Par Michel Legros*
Soumis à AlterPresse le 31 janvier 2025
Le Premier ministre, accompagné des membres du Conseil Supérieur de la Police Nationale (CSPN), s’est rendu à la Direction générale de la PNH pour une visite qui en dit long sur l’état de la gouvernance sécuritaire du pays. Publiquement, il a reconnu que les services d’intelligence de la PNH, de la Primature, ainsi que ceux des ministères de l’Intérieur et de la Justice, étaient informés de l’attaque imminente contre Kenscoff, où l’on dénombre déjà 40 morts. Puis, dans une déclaration pour le moins surprenante, il affirme qu’ils doivent maintenant chercher à comprendre pourquoi ce massacre a eu lieu, comme si la réponse n’était pas flagrante.
Comment peut-on être informé d’une menace et ne rien faire ? Si ce massacre a eu lieu, c’est que l’incompétence et la médiocrité gangrènent le sommet de l’appareil sécuritaire. Le Premier ministre n’est pas allé au bout de sa pensée ; il a préféré tourner autour du pot : labouyi cho manje sou kote.

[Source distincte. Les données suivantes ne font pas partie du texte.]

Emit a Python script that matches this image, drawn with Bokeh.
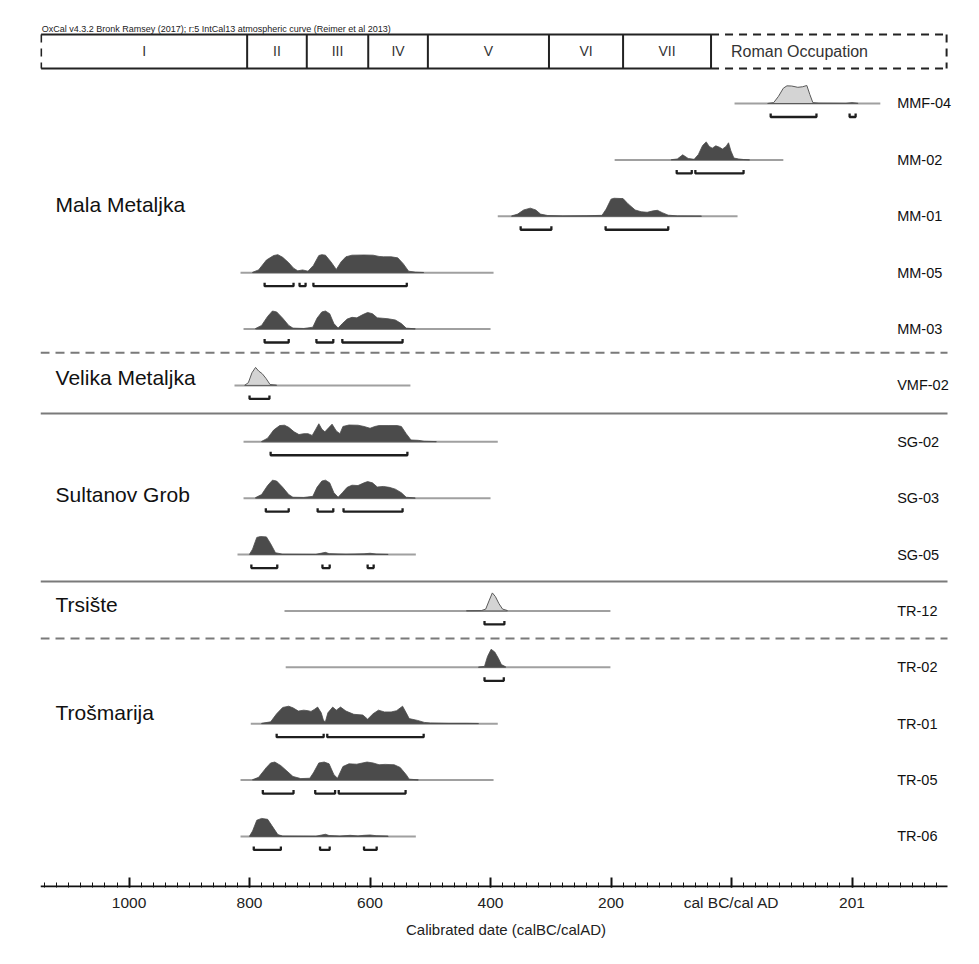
from bokeh.plotting import figure
from bokeh.models import Range1d, LinearAxis, FixedTicker, LabelSet, ColumnDataSource
from bokeh.core.properties import value
from bokeh.embed import file_html
from bokeh.resources import INLINE

# ---------------- data (years: BC negative, AD positive) ----------------
credit = "OxCal v4.3.2 Bronk Ramsey (2017); r:5 IntCal13 atmospheric curve (Reimer et al 2013)"
period_names = ["I", "II", "III", "IV", "V", "VI", "VII", "Roman Occupation"]
period_bounds = [-1146, -804, -705, -603, -504, -303, -180, -34, 357]

tick_years = [-1000, -800, -600, -400, -200, 0, 200]
tick_labels = ["1000", "800", "600", "400", "200", "cal BC/cal AD", "201"]
axis_title = "Calibrated date (calBC/calAD)"

group_names = ["Mala Metaljka", "Velika Metaljka", "Sultanov Grob", "Trsište", "Trošmarija"]

MMF04_span = [5, 247]
MMF04_x = [60, 70, 78, 86, 92, 100, 110, 118, 125, 130, 135, 145, 190, 200, 210]
MMF04_p = [0, 0.05, 0.4, 0.85, 0.98, 0.97, 0.9, 0.93, 1.0, 0.5, 0.05, 0.02, 0.01, 0.05, 0.01]
MMF04_hpd = [[65, 141], [196, 206]]

MM02_span = [-194, 86]
MM02_x = [-100, -90, -81, -72, -62, -55, -48, -42, -37, -32, -26, -20, -15, -9, -5, -1, 4, 12, 20, 30]
MM02_p = [0.01, 0.05, 0.28, 0.08, 0.03, 0.3, 0.8, 1.0, 0.75, 0.65, 0.78, 0.7, 0.6, 0.75, 0.95, 0.5, 0.1, 0.05, 0.02, 0]
MM02_hpd = [[-91, -66], [-60, 20]]

MM01_span = [-388, 10]
MM01_x = [-365, -355, -345, -334, -325, -317, -305, -280, -240, -215, -208, -200, -195, -180, -172, -160, -150, -140, -130, -123, -115, -105, -90, -50]
MM01_p = [0.02, 0.12, 0.35, 0.45, 0.35, 0.12, 0.04, 0.02, 0.03, 0.05, 0.4, 0.95, 1.0, 0.98, 0.7, 0.35, 0.25, 0.22, 0.3, 0.33, 0.2, 0.06, 0.02, 0.01]
MM01_hpd = [[-350, -299], [-209, -105]]

MM05_span = [-815, -395]
MM05_x = [-795, -785, -772, -760, -753, -745, -735, -727, -720, -712, -703, -694, -685, -680, -674, -665, -656, -648, -640, -630, -610, -595, -585, -578, -565, -554, -545, -536, -525, -511]
MM05_p = [0.02, 0.15, 0.7, 0.95, 1.0, 0.85, 0.55, 0.25, 0.1, 0.15, 0.08, 0.4, 0.95, 1.0, 0.97, 0.6, 0.18, 0.6, 0.88, 0.97, 0.98, 0.97, 0.9, 0.88, 0.88, 0.82, 0.5, 0.08, 0.03, 0.01]
MM05_hpd = [[-775, -727], [-717, -707], [-694, -539]]

MM03_span = [-810, -400]
MM03_x = [-790, -780, -770, -762, -755, -745, -735, -728, -710, -695, -688, -680, -674, -667, -660, -653, -646, -638, -630, -622, -612, -604, -596, -588, -580, -570, -558, -548, -540, -525]
MM03_p = [0.03, 0.2, 0.7, 1.0, 0.95, 0.6, 0.2, 0.05, 0.03, 0.1, 0.6, 0.95, 1.0, 0.85, 0.3, 0.05, 0.3, 0.55, 0.65, 0.62, 0.8, 0.92, 0.85, 0.62, 0.6, 0.57, 0.5, 0.3, 0.05, 0.01]
MM03_hpd = [[-775, -735], [-689, -661], [-646, -546]]

VMF02_span = [-825, -533]
VMF02_x = [-808, -802, -796, -790, -785, -779, -773, -766, -755]
VMF02_p = [0.01, 0.15, 0.7, 1.0, 0.8, 0.65, 0.4, 0.05, 0.01]
VMF02_hpd = [[-800, -767]]

SG02_span = [-810, -388]
SG02_x = [-780, -770, -760, -750, -742, -735, -726, -718, -710, -703, -696, -690, -685, -680, -675, -668, -663, -656, -650, -645, -635, -620, -610, -600, -592, -585, -570, -555, -548, -540, -532, -520, -510, -490]
SG02_p = [0.02, 0.2, 0.65, 0.9, 0.92, 0.8, 0.55, 0.4, 0.45, 0.45, 0.35, 0.7, 1.0, 0.7, 0.55, 0.8, 0.98, 0.6, 0.45, 0.85, 0.93, 0.92, 0.85, 0.75, 0.85, 0.9, 0.9, 0.9, 0.85, 0.45, 0.1, 0.08, 0.03, 0.01]
SG02_hpd = [[-765, -538]]

SG03_span = [-810, -400]
SG03_x = [-790, -780, -770, -762, -755, -745, -735, -728, -710, -695, -688, -680, -674, -667, -660, -653, -646, -638, -630, -620, -610, -604, -596, -588, -578, -568, -558, -548, -540, -525]
SG03_p = [0.03, 0.2, 0.7, 1.0, 0.95, 0.6, 0.2, 0.05, 0.04, 0.1, 0.6, 0.95, 1.0, 0.85, 0.3, 0.05, 0.3, 0.6, 0.72, 0.7, 0.85, 0.92, 0.85, 0.62, 0.65, 0.6, 0.5, 0.3, 0.05, 0.01]
SG03_hpd = [[-773, -735], [-687, -661], [-644, -546]]

SG05_span = [-820, -524]
SG05_x = [-800, -795, -788, -782, -772, -765, -757, -745, -690, -680, -674, -668, -640, -610, -600, -590, -570]
SG05_p = [0.02, 0.3, 0.95, 1.0, 0.98, 0.6, 0.1, 0.02, 0.01, 0.08, 0.12, 0.05, 0.02, 0.04, 0.07, 0.03, 0.01]
SG05_hpd = [[-797, -754], [-679, -667], [-604, -594]]

TR12_span = [-742, -201]
TR12_x = [-440, -415, -408, -402, -397, -392, -386, -380, -372]
TR12_p = [0.01, 0.02, 0.1, 0.6, 1.0, 0.8, 0.4, 0.1, 0.02]
TR12_hpd = [[-410, -377]]

TR02_span = [-740, -201]
TR02_x = [-420, -410, -405, -399, -393, -387, -382, -375]
TR02_p = [0.01, 0.05, 0.6, 1.0, 0.85, 0.5, 0.15, 0.03]
TR02_hpd = [[-410, -378]]

TR01_span = [-798, -388]
TR01_x = [-780, -765, -755, -745, -735, -728, -719, -710, -703, -698, -692, -687, -681, -677, -674, -670, -662, -656, -649, -640, -627, -612, -604, -595, -586, -576, -565, -556, -546, -540, -535, -521, -510, -500, -470, -440, -420]
TR01_p = [0.02, 0.1, 0.55, 0.9, 0.97, 0.88, 0.7, 0.75, 0.72, 0.68, 0.8, 0.92, 0.6, 0.15, 0.12, 0.6, 0.92, 0.75, 0.92, 0.7, 0.52, 0.48, 0.25, 0.55, 0.75, 0.65, 0.65, 0.72, 0.97, 0.6, 0.28, 0.18, 0.07, 0.04, 0.02, 0.02, 0.01]
TR01_hpd = [[-755, -677], [-671, -511]]

TR05_span = [-815, -395]
TR05_x = [-795, -785, -772, -765, -758, -748, -738, -728, -715, -700, -694, -685, -676, -668, -660, -654, -645, -635, -622, -605, -595, -585, -575, -560, -550, -540, -535, -520]
TR05_p = [0.02, 0.15, 0.7, 0.95, 1.0, 0.8, 0.5, 0.2, 0.08, 0.1, 0.4, 0.95, 1.0, 0.9, 0.3, 0.1, 0.75, 0.9, 0.88, 1.0, 0.95, 0.85, 0.87, 0.85, 0.7, 0.3, 0.05, 0.01]
TR05_hpd = [[-778, -727], [-691, -658], [-652, -541]]

TR06_span = [-815, -524]
TR06_x = [-800, -795, -788, -780, -770, -763, -753, -745, -690, -680, -674, -668, -650, -633, -620, -610, -600, -590, -570]
TR06_p = [0.02, 0.3, 0.9, 1.0, 0.95, 0.6, 0.1, 0.02, 0.01, 0.08, 0.12, 0.05, 0.02, 0.06, 0.03, 0.06, 0.08, 0.04, 0.02]
TR06_hpd = [[-793, -748], [-683, -667], [-610, -589]]

sample_names = ["MMF-04", "MM-02", "MM-01", "MM-05", "MM-03", "VMF-02", "SG-02", "SG-03",
                "SG-05", "TR-12", "TR-02", "TR-01", "TR-05", "TR-06"]
sample_spans = [MMF04_span, MM02_span, MM01_span, MM05_span, MM03_span, VMF02_span, SG02_span,
                SG03_span, SG05_span, TR12_span, TR02_span, TR01_span, TR05_span, TR06_span]
sample_x = [MMF04_x, MM02_x, MM01_x, MM05_x, MM03_x, VMF02_x, SG02_x, SG03_x, SG05_x,
            TR12_x, TR02_x, TR01_x, TR05_x, TR06_x]
sample_p = [MMF04_p, MM02_p, MM01_p, MM05_p, MM03_p, VMF02_p, SG02_p, SG03_p, SG05_p,
            TR12_p, TR02_p, TR01_p, TR05_p, TR06_p]
sample_hpd = [MMF04_hpd, MM02_hpd, MM01_hpd, MM05_hpd, MM03_hpd, VMF02_hpd, SG02_hpd,
              SG03_hpd, SG05_hpd, TR12_hpd, TR02_hpd, TR01_hpd, TR05_hpd, TR06_hpd]
light_samples = ["MMF-04", "VMF-02", "TR-12"]

# ---------------- layout (row units, 1 row = 56.4 px) ----------------
ROW_PX = 56.38
def px(v):
    return v / ROW_PX

H = px(18)            # peak height
BR = px(13.5)         # bracket offset
BT = px(3.5)          # bracket tip
group_rows = [1.79, 4.86, 6.93, 8.89, 10.8]
separators = [(4.42, "dashed"), (5.5, "solid"), (8.48, "solid"), (9.49, "dashed")]
hdr_top, hdr_bot = -1.224, -0.621
hdr_mid = (hdr_top + hdr_bot) / 2
xmin, xmax = -1147, 358.5          # extent of the time axis
YRS_PER_PX = (xmax - xmin) / 907.0
frame_w = 931
xframe = xmin + frame_w * YRS_PER_PX  # frame extends beyond axis so labels fit
ybot = 13.906
label_x = 275

FONT = "Liberation Sans"

p = figure(width=971, height=956, output_backend="svg", toolbar_location=None,
           x_range=Range1d(xmin, xframe), y_range=Range1d(ybot, -1.685),
           x_axis_location=None, y_axis_location=None,
           min_border_left=40, min_border_right=0, min_border_top=8, min_border_bottom=69)
p.grid.visible = False
p.outline_line_color = None
p.background_fill_color = "white"
p.border_fill_color = "white"

# separators
for yy, style in separators:
    p.line([xmin, xmax], [yy, yy], line_color="#7a7a7a", line_width=2,
           line_dash=("9 6" if style == "dashed" else "solid"))

# header boxes
p.text([xmin + 2], [-1.33], text=[credit], text_font=value(FONT), text_font_size="9px",
       text_baseline="middle", text_align="left", text_color="#222")
lo, hi = period_bounds[0], period_bounds[-2]
p.multi_line([[lo, hi], [lo, hi]], [[hdr_top, hdr_top], [hdr_bot, hdr_bot]], line_color="#222", line_width=2)
p.multi_line([[b, b] for b in period_bounds[1:-1]], [[hdr_top, hdr_bot]] * (len(period_bounds) - 2),
             line_color="#222", line_width=2)
p.line([lo, lo], [hdr_top, hdr_bot], line_color="#222", line_width=2, line_dash="8 6")
r_lo, r_hi = period_bounds[-2], period_bounds[-1]
p.multi_line([[r_lo, r_hi], [r_lo, r_hi], [r_hi, r_hi]],
             [[hdr_top, hdr_top], [hdr_bot, hdr_bot], [hdr_top, hdr_bot]],
             line_color="#222", line_width=2, line_dash="8 6")
mids = [(period_bounds[i] + period_bounds[i + 1]) / 2 for i in range(len(period_names) - 1)]
p.text(mids, [hdr_mid] * len(mids), text=period_names[:-1], text_font=value(FONT),
       text_font_size="14px", text_baseline="middle", text_align="center", text_color="#333")
p.text([r_lo], [hdr_mid], text=[period_names[-1]], text_font=value(FONT), x_offset=20,
       text_font_size="16px", text_baseline="middle", text_align="left", text_color="#333")

# baselines
p.segment(x0=[s[0] for s in sample_spans], x1=[s[1] for s in sample_spans],
          y0=list(range(len(sample_names))), y1=list(range(len(sample_names))),
          line_color="#a0a0a0", line_width=2)

# distributions
for kind in ("dark", "light"):
    xs, ys = [], []
    for i, name in enumerate(sample_names):
        if (name in light_samples) != (kind == "light"):
            continue
        xx = [sample_x[i][0]] + list(sample_x[i]) + [sample_x[i][-1]]
        yv = [i] + [i - v * H for v in sample_p[i]] + [i]
        xs.append(xx)
        ys.append(yv)
    if kind == "dark":
        p.patches(xs, ys, fill_color="#4b4b4b", line_color="#4b4b4b", line_width=0.8)
    else:
        p.patches(xs, ys, fill_color="#d4d4d4", line_color="#5a5a5a", line_width=1)

# HPD brackets
bx, by = [], []
for i, ranges in enumerate(sample_hpd):
    for a, b in ranges:
        bx.append([a, a, b, b])
        by.append([i + BR - BT, i + BR, i + BR, i + BR - BT])
p.multi_line(bx, by, line_color="#1e1e1e", line_width=2.3)

# sample labels
lab_src = ColumnDataSource(dict(x=[label_x] * len(sample_names),
                                y=list(range(len(sample_names))), text=sample_names))
p.add_layout(LabelSet(x="x", y="y", text="text", source=lab_src, level="overlay",
                      text_font=value(FONT), text_font_size=value("14.5px"),
                      text_baseline="middle", text_align="left", text_color="#111"))
p.text([-1122] * len(group_names), group_rows, text=group_names, text_font=value(FONT),
       text_font_size="21px", text_baseline="middle", text_align="left", text_color="#111")

# axis line limited to the time range
p.segment(x0=[xmin], x1=[xmax], y0=[ybot - px(1)], y1=[ybot - px(1)], line_color="#111", line_width=2)

# axis (ticks and labels)
ax = LinearAxis(ticker=FixedTicker(ticks=tick_years, minor_ticks=list(range(-1140, 359, 20))),
                major_label_overrides={t: l for t, l in zip(tick_years, tick_labels)})
ax.axis_label = axis_title
ax.axis_label_text_font = FONT
ax.axis_label_text_font_size = "15px"
ax.axis_label_text_font_style = "normal"
ax.axis_label_text_color = "#222"
ax.axis_label_standoff = 7
ax.major_label_text_font = FONT
ax.major_label_text_font_size = "15.5px"
ax.major_label_text_color = "#222"
ax.major_label_standoff = 6
ax.axis_line_color = None
ax.major_tick_in = 10
ax.major_tick_out = 0
ax.minor_tick_in = 5
ax.minor_tick_out = 0
ax.major_tick_line_width = 2
ax.major_tick_line_color = "#111"
ax.minor_tick_line_width = 1
ax.minor_tick_line_color = "#111"
p.add_layout(ax, "below")

open("out.html", "w").write(file_html(p, INLINE))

Non, cette tuerie est de trop. Après un tel aveu, les responsabilités doivent être clairement établies. Sinon, ce serait une invitation à l’irresponsabilité.

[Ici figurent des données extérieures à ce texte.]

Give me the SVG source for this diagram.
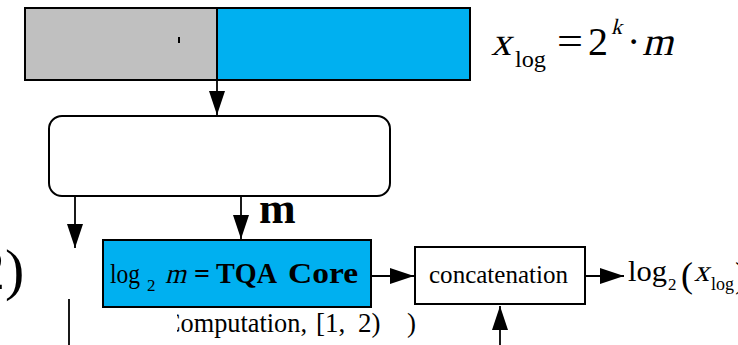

Et cette incompétence se manifeste aussi dans la soi-disant guerre contre les gangs. Le discours officiel n’est qu’un verbiage ridicule. Au lieu de mener une véritable offensive pour neutraliser ces groupes armés, on nous abreuve de bilans d’arrestations comme s’il s’agissait de victoires militaires. Or, une guerre ne se mesure pas au nombre de prisonniers—d’autant plus s’ils sont des non-combattants—mais au territoire repris, aux forces ennemies anéanties et à la destruction de leurs infrastructures.
Regardons d’autres conflits de ce type : au Salvador, par exemple, la guerre contre les maras n’a pas été gagnée par une accumulation d’arrestations, mais par un usage systématique de la force pour reprendre les quartiers aux gangs et les empêcher de se réorganiser. Ici, l’objectif sécuritaire semble se limiter à remplir les prisons, sans qu’une stratégie de reconquête territoriale n’accompagne ces arrestations. Cette approche erronée trahit une incompréhension totale de la nature du conflit et l’incompétence des responsables de la question sécuritaire.

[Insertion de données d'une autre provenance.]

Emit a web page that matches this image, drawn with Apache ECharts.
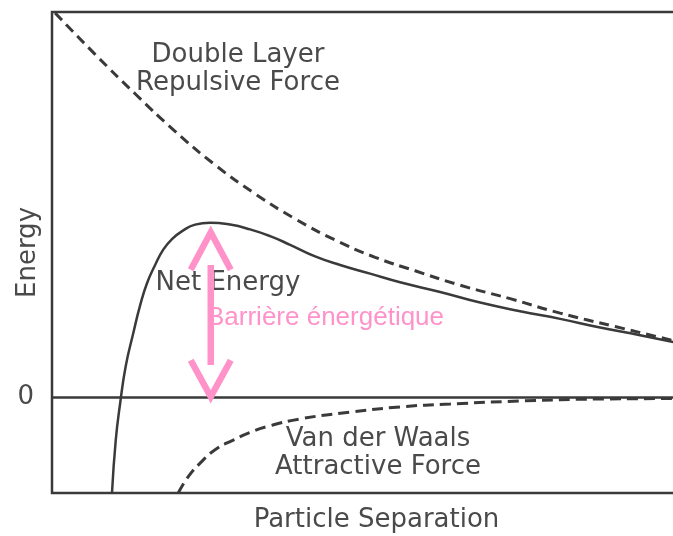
<!DOCTYPE html>
<html>
<head>
<meta charset="utf-8">
<script src="https://cdn.jsdelivr.net/npm/echarts@6/dist/echarts.min.js"></script>
<style>
  html, body { margin: 0; padding: 0; background: #fff; }
  #chart { width: 673px; height: 536px; }
</style>
</head>
<body>
<div id="chart"></div>
<script>
// separation (arbitrary units) and energy values
const repulsiveX = [0.05, 0.69, 1.33, 1.97, 2.61, 3.25, 3.89, 4.53, 5.17, 5.81, 6.53, 7.33, 8.13, 9.01, 10];
const repulsiveY = [3.99, 3.56, 3.15, 2.76, 2.41, 2.11, 1.85, 1.63, 1.45, 1.31, 1.16, 1.02, 0.87, 0.73, 0.575];

const netX = [0.96, 1.02, 1.09, 1.18, 1.30, 1.41, 1.52, 1.65, 1.78, 1.92, 2.10, 2.29, 2.53,
              2.85, 3.17, 3.49, 3.81, 4.21, 4.61, 5.09, 5.57, 6.21, 6.85, 7.49, 8.13, 8.77, 9.41, 10];
const netY = [-1.0, -0.45, -0.07, 0.32, 0.66, 0.95, 1.18, 1.37, 1.53, 1.64, 1.73, 1.79, 1.81,
              1.79, 1.74, 1.67, 1.58, 1.46, 1.37, 1.28, 1.19, 1.09, 0.98, 0.89, 0.81, 0.72, 0.64, 0.56];

const vdwX = [2.02, 2.18, 2.37, 2.61, 2.90, 3.17, 3.44, 3.97, 4.77, 5.57, 6.37, 7.49, 8.77, 10];
const vdwY = [-1.0, -0.83, -0.69, -0.55, -0.45, -0.37, -0.31, -0.23, -0.16, -0.105, -0.075, -0.044, -0.023, -0.018];

// energy barrier arrow (data units)
const arrowShaftX = [2.54, 2.54];
const arrowShaftY = [1.37, 0.33];
const arrowTopX = [2.22, 2.54, 2.86];
const arrowTopY = [1.32, 1.71, 1.32];
const arrowBottomX = [2.22, 2.54, 2.86];
const arrowBottomY = [0.38, 0.0, 0.38];

const yTicks = [0];

const zip = (xs, ys) => xs.map((x, i) => [x, ys[i]]);

const chart = echarts.init(document.getElementById('chart'));

const textColor = '#4a4a4a';
const lineColor = '#3a3a3a';
const pink = '#ff93c9';
const labelFont = 'DejaVu Sans';
const labelSize = 26;

const arrowSeries = (name, xs, ys) => ({
  name: name,
  type: 'line',
  data: zip(xs, ys),
  showSymbol: false,
  z: 6,
  silent: true,
  lineStyle: { color: pink, width: 6.5, join: 'miter', cap: 'butt' }
});

const option = {
  animation: false,
  grid: {
    left: 52,
    right: -4,
    top: 12,
    bottom: 43,
    outerBoundsMode: 'none',
    containLabel: false,
    show: true,
    borderColor: lineColor,
    borderWidth: 2.5
  },
  xAxis: {
    type: 'value',
    min: 0,
    max: 10,
    axisLine: { show: false },
    axisTick: { show: false },
    axisLabel: { show: false },
    splitLine: { show: false },
    name: 'Particle Separation',
    nameLocation: 'middle',
    nameGap: 14,
    nameMoveOverlap: false,
    nameTextStyle: {
      color: textColor,
      fontSize: labelSize,
      fontFamily: labelFont,
      padding: [0, 0, 0, 24]
    }
  },
  yAxis: {
    type: 'value',
    min: -1,
    max: 4,
    interval: 1,
    axisLine: { show: false },
    axisTick: { show: false },
    splitLine: { show: false },
    axisLabel: {
      margin: 18,
      color: textColor,
      fontSize: labelSize,
      fontFamily: labelFont,
      formatter: v => (yTicks.includes(v) ? String(v) : '')
    },
    name: 'Energy',
    nameLocation: 'middle',
    nameGap: 11,
    nameRotate: 90,
    nameMoveOverlap: false,
    nameTextStyle: {
      color: textColor,
      fontSize: labelSize,
      fontFamily: labelFont
    }
  },
  series: [
    {
      name: 'Double Layer Repulsive Force',
      type: 'line',
      data: zip(repulsiveX, repulsiveY),
      smooth: true,
      showSymbol: false,
      lineStyle: { color: lineColor, width: 3, type: [10, 6] },
      markLine: {
        silent: true,
        symbol: 'none',
        label: { show: false },
        lineStyle: { color: lineColor, width: 2.5, type: 'solid' },
        data: [{ yAxis: 0 }]
      }
    },
    {
      name: 'Net Energy',
      type: 'line',
      data: zip(netX, netY),
      smooth: true,
      showSymbol: false,
      lineStyle: { color: lineColor, width: 2.5 }
    },
    {
      name: 'Van der Waals Attractive Force',
      type: 'line',
      data: zip(vdwX, vdwY),
      smooth: true,
      showSymbol: false,
      lineStyle: { color: lineColor, width: 3, type: [11, 6] }
    },
    arrowSeries('arrow shaft', arrowShaftX, arrowShaftY),
    arrowSeries('arrow top', arrowTopX, arrowTopY),
    arrowSeries('arrow bottom', arrowBottomX, arrowBottomY)
  ],
  graphic: [
    {
      type: 'text', z: 1,
      style: {
        text: 'Double Layer\nRepulsive Force',
        x: 238, y: 69, align: 'center', verticalAlign: 'middle',
        fill: textColor, font: labelSize + 'px "DejaVu Sans"', lineHeight: 28
      }
    },
    {
      type: 'text', z: 1,
      style: {
        text: 'Net Energy', x: 228, y: 283, align: 'center', verticalAlign: 'middle',
        fill: textColor, font: labelSize + 'px "DejaVu Sans"'
      }
    },
    {
      type: 'text', z: 1,
      style: {
        text: 'Van der Waals\nAttractive Force',
        x: 378, y: 453, align: 'center', verticalAlign: 'middle',
        fill: textColor, font: labelSize + 'px "DejaVu Sans"', lineHeight: 28
      }
    },
    {
      type: 'text', z: 1,
      style: {
        text: 'Barrière énergétique', x: 207, y: 318, verticalAlign: 'middle',
        fill: pink, font: '26px "Liberation Sans"'
      }
    }
  ]
};

chart.setOption(option);
</script>
</body>
</html>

Toute force militaire efficace repose sur une structure claire : un état-major qui élabore la stratégie, un corps d’officiers qui dirige les opérations, des sous-officiers pour encadrer les troupes et, enfin, des soldats mobilisés pour mener le combat. Mais face aux gangs, ce schéma n’existe pas. L’improvisation règne, et les résultats parlent d’eux-mêmes : pendant que les autorités se félicitent d’arrestations sans impact réel, les criminels continuent d’étendre leur emprise.
Que la PNH ne soit pas une armée et n’ait pas été conçue comme telle est un fait. Mais aujourd’hui, puisqu’elle constitue la principale force armée du pays, elle n’a d’autre choix que de s’adapter. D’autant plus que son directeur général revendique fièrement son statut de commandant en chef, affichant ainsi une posture militaire. Qu’il assume alors pleinement ses responsabilités. Un commandant en chef digne de ce nom ne peut se satisfaire d’un bilan d’échecs répétés. Général de fait, il doit organiser une véritable offensive, reprendre le contrôle du territoire et rompre avec cette vision policière du conflit, qui se résume à une succession d’opérations sans même penser occuper le terrain.
Viv Ansanm, lui, fonctionne comme une véritable armée. Leur stratégie est claire, leur tactique s’adapte, et ils avancent sans résistance. Pourquoi ? Parce qu’en face, il n’y a rien. Il est urgent d’exiger un véritable changement, une réorientation stratégique. Il faut une volonté réelle des chefs de combattre. Sans un sursaut immédiat, c’est l’apocalypse qui attend Haïti.